PROBLEM DETAILS — Copy out every line containing the word "that".

GIVEN RECORDS —

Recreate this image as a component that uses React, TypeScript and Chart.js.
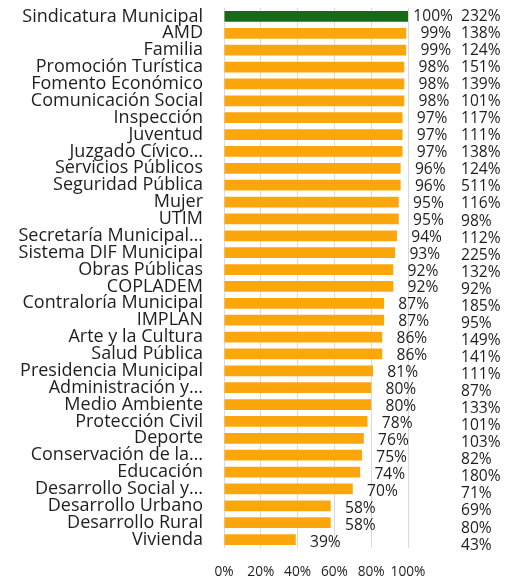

---

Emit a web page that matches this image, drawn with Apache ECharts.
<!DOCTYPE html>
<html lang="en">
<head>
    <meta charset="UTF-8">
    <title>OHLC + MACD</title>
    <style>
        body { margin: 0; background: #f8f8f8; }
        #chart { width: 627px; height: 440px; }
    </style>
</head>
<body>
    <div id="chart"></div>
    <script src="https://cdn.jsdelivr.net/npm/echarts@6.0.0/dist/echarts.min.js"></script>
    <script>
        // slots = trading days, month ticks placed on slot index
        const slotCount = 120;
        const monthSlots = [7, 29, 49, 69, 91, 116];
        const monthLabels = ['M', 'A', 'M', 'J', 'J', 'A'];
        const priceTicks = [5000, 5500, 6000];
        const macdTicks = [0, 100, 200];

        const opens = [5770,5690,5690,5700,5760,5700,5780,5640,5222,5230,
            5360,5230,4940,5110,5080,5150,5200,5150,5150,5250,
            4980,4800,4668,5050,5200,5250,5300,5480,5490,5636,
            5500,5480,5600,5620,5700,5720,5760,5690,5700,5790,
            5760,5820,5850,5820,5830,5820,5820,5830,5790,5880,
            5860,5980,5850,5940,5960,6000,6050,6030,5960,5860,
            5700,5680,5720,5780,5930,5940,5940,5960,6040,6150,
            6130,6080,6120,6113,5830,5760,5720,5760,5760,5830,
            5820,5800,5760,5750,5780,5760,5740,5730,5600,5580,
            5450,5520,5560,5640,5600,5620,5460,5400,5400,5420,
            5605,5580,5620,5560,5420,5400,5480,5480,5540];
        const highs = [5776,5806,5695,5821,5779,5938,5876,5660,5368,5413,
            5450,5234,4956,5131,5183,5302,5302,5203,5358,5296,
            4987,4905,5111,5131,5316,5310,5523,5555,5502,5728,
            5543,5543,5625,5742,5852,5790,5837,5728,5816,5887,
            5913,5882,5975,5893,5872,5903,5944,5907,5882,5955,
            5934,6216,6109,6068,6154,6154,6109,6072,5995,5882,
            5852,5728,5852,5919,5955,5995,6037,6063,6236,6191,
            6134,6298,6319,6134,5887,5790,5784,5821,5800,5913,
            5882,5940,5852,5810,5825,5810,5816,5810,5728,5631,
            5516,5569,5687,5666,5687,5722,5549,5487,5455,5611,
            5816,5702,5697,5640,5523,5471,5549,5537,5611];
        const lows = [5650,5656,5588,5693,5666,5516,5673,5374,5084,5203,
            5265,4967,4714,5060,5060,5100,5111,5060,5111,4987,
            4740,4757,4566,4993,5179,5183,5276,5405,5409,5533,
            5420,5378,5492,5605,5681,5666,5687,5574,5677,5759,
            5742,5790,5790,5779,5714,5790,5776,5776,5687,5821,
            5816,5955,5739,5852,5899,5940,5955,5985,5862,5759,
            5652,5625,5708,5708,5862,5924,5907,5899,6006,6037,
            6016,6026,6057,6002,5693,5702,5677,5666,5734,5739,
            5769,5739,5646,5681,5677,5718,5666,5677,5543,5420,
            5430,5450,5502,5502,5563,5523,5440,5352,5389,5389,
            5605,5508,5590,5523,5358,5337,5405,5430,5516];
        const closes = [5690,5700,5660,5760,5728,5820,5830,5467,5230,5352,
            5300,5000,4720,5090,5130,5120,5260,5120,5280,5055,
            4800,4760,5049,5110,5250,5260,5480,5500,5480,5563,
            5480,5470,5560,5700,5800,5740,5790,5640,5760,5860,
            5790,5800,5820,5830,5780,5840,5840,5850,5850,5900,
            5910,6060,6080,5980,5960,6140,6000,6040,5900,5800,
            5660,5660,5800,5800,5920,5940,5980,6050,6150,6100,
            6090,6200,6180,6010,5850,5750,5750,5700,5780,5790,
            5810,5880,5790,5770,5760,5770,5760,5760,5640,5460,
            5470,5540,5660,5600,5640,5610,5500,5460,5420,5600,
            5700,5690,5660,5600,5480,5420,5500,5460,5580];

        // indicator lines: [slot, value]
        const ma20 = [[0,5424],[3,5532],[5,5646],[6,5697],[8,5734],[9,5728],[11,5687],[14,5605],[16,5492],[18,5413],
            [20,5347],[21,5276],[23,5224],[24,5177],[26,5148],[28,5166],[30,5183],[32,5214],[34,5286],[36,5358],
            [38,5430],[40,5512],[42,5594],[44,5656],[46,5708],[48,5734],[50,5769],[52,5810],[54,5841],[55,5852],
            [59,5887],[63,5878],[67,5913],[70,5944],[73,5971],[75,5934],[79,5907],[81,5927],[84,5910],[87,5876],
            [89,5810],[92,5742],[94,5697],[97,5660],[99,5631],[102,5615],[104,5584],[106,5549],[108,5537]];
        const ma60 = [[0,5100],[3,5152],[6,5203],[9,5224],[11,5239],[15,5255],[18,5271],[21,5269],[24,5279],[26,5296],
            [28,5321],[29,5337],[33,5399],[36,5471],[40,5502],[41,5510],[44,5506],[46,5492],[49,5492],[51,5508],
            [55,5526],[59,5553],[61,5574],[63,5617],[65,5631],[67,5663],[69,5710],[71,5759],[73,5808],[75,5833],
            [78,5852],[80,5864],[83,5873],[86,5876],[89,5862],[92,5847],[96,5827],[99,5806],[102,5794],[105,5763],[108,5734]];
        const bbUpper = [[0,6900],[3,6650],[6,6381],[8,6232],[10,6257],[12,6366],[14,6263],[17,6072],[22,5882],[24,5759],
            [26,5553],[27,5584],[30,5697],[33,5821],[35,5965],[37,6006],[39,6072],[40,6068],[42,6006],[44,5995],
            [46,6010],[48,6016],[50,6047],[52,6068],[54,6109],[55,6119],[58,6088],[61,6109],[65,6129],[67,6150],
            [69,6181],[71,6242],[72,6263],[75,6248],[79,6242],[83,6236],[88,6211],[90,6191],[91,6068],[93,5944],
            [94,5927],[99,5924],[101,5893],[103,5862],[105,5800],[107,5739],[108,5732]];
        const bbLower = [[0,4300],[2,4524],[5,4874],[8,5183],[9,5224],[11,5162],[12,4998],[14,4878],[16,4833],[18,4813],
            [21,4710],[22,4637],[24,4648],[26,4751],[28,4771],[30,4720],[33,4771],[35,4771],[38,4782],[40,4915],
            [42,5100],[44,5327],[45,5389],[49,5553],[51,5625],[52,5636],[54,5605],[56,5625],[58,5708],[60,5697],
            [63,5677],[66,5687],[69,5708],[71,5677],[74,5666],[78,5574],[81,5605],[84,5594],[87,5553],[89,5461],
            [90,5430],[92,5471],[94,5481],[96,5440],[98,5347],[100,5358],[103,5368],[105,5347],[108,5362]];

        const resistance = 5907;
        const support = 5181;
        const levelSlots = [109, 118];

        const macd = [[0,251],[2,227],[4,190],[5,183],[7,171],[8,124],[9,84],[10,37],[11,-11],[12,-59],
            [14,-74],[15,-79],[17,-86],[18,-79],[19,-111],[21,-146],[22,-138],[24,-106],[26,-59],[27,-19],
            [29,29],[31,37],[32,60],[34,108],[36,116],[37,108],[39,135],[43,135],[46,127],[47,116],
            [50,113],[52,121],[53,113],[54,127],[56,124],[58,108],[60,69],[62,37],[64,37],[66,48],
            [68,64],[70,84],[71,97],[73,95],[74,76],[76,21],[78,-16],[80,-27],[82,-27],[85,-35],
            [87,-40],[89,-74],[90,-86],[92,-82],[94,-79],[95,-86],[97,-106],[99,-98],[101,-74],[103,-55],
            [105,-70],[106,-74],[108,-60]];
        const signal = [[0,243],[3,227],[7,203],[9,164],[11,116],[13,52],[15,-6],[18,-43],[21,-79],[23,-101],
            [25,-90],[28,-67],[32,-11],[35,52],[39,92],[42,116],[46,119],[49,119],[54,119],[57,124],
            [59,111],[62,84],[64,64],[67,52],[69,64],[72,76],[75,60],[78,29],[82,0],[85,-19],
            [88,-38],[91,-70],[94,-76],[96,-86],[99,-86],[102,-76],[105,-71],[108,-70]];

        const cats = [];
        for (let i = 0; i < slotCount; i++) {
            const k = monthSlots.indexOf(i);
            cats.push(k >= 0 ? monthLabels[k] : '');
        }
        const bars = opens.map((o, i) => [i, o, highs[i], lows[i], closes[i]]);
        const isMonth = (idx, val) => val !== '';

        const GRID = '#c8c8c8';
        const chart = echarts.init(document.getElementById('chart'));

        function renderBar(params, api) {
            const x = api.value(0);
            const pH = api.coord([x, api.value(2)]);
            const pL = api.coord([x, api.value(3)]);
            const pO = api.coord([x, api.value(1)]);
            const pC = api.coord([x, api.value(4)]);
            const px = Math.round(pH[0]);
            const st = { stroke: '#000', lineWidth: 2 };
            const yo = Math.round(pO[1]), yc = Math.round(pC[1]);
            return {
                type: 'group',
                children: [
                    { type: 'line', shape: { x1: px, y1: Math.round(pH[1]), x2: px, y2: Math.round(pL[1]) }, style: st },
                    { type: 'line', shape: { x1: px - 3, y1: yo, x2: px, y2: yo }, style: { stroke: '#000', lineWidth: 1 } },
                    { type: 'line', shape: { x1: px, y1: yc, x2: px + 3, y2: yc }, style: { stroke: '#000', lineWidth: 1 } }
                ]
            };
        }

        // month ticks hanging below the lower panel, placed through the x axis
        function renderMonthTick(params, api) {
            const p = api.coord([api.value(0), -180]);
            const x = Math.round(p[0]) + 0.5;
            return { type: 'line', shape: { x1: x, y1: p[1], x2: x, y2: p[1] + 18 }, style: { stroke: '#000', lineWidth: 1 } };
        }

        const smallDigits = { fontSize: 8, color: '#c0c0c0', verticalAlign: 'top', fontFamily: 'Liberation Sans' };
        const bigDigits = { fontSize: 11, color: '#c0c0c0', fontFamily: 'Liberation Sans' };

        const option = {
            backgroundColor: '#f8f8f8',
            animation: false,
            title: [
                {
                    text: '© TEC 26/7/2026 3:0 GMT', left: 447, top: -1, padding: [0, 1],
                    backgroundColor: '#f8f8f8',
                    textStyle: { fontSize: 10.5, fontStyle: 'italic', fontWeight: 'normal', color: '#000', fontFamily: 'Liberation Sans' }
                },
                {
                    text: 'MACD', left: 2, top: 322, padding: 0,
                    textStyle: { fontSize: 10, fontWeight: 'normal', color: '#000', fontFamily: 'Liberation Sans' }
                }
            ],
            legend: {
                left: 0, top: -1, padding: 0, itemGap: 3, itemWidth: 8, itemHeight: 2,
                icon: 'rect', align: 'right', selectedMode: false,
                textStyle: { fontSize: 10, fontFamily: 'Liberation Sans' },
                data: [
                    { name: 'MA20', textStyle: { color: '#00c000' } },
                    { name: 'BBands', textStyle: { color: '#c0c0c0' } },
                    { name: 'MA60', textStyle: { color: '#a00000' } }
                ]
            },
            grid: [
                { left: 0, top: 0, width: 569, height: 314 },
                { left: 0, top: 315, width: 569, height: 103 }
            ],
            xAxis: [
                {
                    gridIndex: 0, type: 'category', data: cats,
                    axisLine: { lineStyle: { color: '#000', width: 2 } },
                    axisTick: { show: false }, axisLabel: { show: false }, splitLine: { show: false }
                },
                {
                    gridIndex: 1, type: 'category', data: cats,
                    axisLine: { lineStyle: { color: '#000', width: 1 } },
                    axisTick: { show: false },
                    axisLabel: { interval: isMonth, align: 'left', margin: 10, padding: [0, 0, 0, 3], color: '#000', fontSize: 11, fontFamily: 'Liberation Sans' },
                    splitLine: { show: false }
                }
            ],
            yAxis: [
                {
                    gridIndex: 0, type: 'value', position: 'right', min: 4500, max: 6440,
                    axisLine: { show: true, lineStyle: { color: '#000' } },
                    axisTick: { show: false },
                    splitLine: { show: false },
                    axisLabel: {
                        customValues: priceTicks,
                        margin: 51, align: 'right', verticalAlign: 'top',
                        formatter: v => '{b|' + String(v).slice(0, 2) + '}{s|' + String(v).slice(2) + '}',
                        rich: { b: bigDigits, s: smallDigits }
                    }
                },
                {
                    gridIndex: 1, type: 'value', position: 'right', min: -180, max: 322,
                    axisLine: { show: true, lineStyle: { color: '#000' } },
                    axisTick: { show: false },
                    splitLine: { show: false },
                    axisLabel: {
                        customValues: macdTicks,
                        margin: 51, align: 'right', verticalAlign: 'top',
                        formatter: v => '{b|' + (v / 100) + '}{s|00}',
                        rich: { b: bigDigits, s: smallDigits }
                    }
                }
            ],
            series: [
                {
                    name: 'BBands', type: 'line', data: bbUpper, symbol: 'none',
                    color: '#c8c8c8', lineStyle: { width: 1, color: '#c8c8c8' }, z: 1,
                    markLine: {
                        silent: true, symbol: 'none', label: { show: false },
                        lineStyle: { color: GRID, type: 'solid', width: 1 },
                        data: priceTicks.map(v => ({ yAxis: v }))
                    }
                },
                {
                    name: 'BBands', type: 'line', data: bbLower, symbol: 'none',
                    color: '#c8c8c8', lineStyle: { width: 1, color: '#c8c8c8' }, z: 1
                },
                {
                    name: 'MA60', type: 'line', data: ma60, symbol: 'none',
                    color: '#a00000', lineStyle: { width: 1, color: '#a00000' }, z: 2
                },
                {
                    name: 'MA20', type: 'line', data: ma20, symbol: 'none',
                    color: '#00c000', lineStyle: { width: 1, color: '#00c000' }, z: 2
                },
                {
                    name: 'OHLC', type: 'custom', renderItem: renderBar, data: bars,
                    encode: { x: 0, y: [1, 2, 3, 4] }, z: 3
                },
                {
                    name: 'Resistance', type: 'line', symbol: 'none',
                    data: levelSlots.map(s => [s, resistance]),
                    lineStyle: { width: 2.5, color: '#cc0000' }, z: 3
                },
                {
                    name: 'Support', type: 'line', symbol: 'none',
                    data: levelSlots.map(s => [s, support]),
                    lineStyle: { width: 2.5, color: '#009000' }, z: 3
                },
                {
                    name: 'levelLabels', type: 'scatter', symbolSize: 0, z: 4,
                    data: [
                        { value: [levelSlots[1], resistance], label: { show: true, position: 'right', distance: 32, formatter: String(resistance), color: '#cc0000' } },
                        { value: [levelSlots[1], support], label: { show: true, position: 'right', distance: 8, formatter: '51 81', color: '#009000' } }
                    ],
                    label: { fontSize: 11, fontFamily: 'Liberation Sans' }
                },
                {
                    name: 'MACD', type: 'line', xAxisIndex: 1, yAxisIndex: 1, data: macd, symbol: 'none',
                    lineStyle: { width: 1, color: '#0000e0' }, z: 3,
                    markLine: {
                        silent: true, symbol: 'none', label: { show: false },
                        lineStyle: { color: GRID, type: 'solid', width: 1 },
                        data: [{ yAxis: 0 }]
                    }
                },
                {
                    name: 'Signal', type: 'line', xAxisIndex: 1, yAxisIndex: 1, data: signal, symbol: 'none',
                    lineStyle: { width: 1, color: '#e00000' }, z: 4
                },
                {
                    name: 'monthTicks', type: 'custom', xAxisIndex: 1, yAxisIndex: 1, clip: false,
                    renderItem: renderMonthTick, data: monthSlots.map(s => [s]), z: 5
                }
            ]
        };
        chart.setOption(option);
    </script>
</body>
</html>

THE ANSWER —
Recreate this image as a component that uses React, TypeScript and Chart.js.
Emit a web page that matches this image, drawn with Apache ECharts.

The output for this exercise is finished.